» **SOURCE DATA**:
################
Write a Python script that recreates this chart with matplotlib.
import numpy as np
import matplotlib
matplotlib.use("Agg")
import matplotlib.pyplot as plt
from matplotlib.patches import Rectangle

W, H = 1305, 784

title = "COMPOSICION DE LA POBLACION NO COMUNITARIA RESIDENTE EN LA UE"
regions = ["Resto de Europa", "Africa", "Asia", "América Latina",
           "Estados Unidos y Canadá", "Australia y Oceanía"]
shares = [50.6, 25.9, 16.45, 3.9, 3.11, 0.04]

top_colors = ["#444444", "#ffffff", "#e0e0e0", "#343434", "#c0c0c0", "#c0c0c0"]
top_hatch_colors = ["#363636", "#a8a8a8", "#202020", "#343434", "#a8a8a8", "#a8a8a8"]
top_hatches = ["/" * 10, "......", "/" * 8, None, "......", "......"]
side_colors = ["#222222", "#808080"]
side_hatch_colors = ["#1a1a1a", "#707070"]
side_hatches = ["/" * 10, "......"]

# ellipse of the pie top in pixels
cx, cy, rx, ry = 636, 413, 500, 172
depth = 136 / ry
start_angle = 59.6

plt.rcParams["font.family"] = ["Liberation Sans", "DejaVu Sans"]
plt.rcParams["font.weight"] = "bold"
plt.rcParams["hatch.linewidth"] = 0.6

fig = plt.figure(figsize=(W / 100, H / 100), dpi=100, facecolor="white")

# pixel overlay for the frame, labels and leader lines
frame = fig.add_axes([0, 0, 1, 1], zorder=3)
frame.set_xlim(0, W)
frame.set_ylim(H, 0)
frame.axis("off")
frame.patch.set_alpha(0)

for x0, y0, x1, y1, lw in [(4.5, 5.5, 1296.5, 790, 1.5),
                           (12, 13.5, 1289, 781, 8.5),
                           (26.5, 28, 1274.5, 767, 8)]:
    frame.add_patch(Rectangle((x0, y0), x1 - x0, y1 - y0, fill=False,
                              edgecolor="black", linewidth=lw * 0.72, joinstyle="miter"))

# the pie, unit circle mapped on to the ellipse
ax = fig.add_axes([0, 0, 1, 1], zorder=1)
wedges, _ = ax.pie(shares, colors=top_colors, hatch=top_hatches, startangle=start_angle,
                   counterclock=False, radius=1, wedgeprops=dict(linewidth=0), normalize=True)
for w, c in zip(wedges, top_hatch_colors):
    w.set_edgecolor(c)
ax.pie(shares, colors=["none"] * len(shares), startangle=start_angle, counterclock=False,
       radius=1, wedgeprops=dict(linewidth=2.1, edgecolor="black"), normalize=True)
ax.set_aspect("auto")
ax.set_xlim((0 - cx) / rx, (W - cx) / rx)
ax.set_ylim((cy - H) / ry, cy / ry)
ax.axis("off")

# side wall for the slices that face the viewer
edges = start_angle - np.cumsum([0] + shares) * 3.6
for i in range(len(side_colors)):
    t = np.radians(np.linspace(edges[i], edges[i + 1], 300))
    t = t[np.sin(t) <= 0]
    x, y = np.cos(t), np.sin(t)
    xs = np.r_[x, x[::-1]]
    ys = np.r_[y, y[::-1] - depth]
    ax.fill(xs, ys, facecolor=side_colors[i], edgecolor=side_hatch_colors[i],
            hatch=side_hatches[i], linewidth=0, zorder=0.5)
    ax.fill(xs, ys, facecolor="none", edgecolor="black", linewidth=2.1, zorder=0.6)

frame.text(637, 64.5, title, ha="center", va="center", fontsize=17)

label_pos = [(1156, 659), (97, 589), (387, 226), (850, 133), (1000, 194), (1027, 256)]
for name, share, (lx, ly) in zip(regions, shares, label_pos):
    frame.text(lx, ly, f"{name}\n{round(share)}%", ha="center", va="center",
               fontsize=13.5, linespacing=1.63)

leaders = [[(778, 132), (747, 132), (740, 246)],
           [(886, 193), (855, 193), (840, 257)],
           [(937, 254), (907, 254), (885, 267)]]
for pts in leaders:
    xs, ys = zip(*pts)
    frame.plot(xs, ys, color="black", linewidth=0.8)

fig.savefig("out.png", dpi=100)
################
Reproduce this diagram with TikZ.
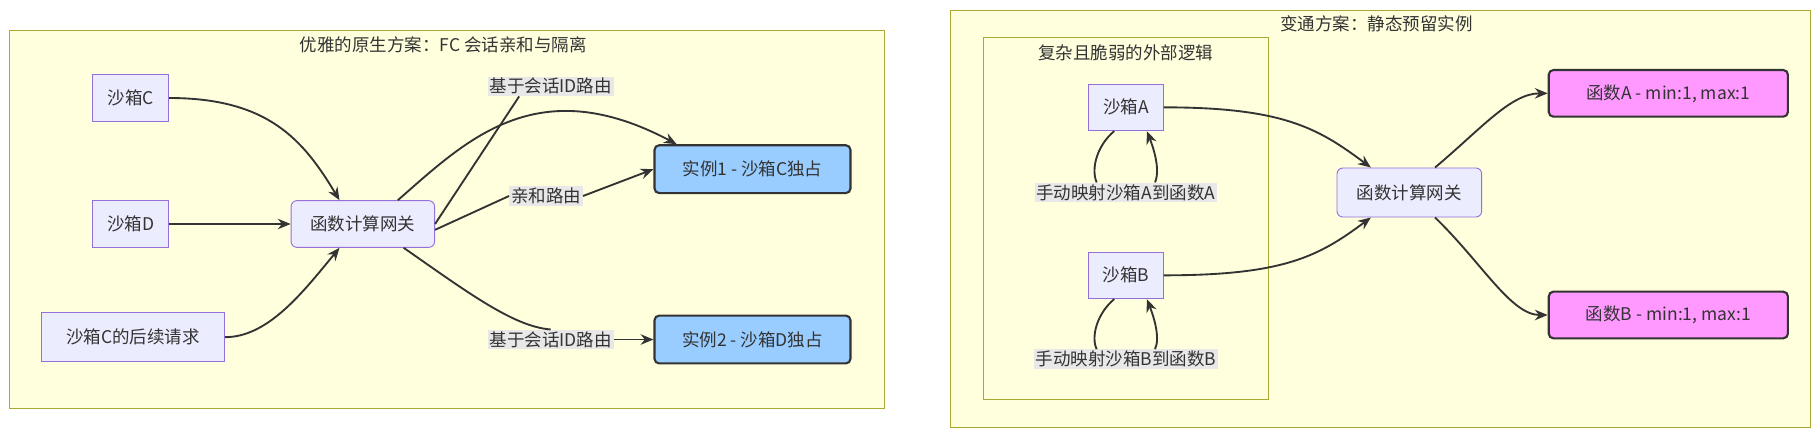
################
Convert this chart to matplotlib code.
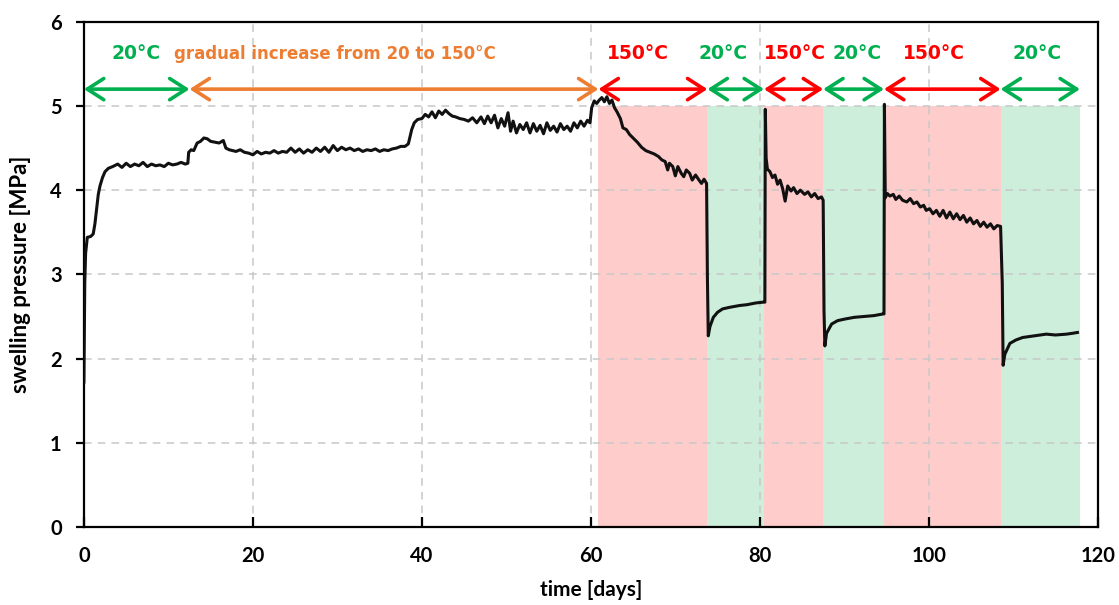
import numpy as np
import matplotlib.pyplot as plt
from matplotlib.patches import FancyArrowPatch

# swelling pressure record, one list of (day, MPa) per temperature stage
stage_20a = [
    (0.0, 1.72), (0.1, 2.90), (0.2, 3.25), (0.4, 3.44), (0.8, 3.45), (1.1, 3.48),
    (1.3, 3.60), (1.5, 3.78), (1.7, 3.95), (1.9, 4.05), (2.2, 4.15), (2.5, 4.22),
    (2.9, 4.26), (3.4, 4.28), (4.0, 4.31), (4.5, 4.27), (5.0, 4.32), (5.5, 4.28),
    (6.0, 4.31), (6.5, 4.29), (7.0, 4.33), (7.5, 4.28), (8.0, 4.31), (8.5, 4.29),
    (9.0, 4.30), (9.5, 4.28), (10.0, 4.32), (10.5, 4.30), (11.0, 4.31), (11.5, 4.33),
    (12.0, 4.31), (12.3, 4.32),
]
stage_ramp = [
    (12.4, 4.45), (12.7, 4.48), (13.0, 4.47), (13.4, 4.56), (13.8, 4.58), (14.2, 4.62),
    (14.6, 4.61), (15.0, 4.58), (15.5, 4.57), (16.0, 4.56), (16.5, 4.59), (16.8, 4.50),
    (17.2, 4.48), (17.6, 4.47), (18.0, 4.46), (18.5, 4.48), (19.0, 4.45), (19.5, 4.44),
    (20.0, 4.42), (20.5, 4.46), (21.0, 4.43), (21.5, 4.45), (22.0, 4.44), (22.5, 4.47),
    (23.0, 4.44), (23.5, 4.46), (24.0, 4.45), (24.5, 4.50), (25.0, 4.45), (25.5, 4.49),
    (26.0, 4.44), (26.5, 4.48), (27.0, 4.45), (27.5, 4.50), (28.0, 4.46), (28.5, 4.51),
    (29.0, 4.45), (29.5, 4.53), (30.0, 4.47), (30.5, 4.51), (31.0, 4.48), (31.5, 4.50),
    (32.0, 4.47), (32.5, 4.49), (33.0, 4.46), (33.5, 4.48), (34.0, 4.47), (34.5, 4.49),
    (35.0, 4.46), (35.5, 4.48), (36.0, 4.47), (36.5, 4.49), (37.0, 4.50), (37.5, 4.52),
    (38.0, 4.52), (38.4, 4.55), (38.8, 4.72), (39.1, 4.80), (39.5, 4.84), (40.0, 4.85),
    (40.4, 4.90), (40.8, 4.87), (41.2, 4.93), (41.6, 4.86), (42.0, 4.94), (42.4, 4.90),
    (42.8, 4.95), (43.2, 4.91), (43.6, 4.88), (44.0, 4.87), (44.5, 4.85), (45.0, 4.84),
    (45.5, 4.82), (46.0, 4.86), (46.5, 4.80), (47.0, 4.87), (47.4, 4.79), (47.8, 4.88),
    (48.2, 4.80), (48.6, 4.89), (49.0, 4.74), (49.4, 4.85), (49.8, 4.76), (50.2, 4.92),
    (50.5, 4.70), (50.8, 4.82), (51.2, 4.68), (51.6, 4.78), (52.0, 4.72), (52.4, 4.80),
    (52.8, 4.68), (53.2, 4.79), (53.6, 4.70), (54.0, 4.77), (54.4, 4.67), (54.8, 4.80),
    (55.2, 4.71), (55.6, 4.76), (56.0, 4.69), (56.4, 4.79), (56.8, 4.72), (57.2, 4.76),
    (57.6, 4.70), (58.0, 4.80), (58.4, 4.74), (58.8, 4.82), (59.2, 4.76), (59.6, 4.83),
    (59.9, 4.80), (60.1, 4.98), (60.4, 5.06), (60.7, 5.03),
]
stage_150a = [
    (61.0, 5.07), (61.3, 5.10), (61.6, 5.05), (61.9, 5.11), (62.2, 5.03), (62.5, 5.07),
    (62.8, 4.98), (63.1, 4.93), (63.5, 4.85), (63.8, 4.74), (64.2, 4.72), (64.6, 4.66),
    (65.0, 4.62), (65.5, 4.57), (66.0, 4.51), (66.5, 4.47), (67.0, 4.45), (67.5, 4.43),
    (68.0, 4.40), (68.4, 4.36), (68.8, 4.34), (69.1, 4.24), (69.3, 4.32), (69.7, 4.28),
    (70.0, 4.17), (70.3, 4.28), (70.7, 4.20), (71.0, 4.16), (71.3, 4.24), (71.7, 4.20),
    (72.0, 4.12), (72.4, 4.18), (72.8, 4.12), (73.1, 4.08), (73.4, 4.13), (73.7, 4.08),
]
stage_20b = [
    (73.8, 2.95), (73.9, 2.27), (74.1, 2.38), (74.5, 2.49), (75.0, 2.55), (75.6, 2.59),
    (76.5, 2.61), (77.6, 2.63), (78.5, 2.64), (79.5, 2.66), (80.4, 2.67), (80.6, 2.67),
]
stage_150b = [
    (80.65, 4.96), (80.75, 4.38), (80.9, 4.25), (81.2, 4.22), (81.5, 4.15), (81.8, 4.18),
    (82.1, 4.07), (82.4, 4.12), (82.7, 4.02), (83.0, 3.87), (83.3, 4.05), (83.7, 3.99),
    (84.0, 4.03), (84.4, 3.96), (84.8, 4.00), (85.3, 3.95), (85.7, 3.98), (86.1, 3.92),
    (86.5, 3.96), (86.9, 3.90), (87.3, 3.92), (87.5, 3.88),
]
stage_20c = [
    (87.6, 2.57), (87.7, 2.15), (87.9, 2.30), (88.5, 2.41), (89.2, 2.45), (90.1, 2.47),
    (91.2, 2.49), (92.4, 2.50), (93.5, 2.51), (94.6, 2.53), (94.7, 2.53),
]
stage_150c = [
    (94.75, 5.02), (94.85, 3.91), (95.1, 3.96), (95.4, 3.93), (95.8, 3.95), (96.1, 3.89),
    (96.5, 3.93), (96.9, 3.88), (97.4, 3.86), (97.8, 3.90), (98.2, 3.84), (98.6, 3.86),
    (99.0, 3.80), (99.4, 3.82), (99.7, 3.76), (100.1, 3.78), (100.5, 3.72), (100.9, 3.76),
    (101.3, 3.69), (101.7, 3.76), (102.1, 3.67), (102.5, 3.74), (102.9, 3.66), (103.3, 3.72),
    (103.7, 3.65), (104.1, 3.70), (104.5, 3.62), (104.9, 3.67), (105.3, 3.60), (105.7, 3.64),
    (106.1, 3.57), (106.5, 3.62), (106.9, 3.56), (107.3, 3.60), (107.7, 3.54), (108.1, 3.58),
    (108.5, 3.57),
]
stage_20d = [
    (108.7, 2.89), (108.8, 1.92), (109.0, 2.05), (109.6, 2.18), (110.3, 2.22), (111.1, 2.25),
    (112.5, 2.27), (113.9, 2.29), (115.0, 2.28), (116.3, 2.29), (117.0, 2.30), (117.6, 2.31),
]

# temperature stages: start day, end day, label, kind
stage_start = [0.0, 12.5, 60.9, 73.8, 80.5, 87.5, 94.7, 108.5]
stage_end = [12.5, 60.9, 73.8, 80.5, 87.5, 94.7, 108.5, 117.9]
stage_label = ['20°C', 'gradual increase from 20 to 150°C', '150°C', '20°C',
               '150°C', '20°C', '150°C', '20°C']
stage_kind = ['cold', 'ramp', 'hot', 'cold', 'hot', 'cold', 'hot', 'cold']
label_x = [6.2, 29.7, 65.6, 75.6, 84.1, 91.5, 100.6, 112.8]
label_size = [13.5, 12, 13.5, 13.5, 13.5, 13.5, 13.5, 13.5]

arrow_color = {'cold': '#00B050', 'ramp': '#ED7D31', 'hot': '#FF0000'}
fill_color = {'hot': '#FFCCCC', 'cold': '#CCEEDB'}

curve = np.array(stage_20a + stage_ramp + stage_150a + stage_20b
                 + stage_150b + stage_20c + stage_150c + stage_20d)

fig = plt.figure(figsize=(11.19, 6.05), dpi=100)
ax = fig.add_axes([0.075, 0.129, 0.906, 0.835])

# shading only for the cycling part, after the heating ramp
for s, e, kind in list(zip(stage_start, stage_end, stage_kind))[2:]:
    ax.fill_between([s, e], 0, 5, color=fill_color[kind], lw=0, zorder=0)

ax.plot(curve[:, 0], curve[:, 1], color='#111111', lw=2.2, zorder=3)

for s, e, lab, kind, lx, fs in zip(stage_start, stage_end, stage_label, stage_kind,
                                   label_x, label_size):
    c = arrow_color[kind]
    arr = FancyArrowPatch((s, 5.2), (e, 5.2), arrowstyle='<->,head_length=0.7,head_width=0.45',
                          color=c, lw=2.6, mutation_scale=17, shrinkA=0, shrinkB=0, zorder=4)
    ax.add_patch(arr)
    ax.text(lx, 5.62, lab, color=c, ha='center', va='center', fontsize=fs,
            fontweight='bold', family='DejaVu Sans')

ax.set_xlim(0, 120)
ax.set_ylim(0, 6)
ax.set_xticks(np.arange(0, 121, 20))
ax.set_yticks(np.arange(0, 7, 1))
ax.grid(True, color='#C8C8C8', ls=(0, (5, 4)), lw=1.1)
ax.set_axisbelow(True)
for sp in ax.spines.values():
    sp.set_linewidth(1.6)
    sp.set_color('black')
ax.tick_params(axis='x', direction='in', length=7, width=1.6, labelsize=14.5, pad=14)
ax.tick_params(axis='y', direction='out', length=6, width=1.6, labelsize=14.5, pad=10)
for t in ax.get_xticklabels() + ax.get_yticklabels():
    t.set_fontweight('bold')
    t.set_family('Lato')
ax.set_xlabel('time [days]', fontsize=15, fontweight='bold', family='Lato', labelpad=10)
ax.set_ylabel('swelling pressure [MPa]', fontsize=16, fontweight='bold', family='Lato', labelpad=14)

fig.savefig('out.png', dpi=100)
################
» **WHAT THE EXERCISE ASKS**: Set down, without pictures, the lines between the line holding "Convert this chart to matplotlib code." and the line holding "from matplotlib.patches import FancyArrowPatch", both inclusive.

» **FULL OUTPUT**:
Convert this chart to matplotlib code.
import numpy as np
import matplotlib.pyplot as plt
from matplotlib.patches import FancyArrowPatch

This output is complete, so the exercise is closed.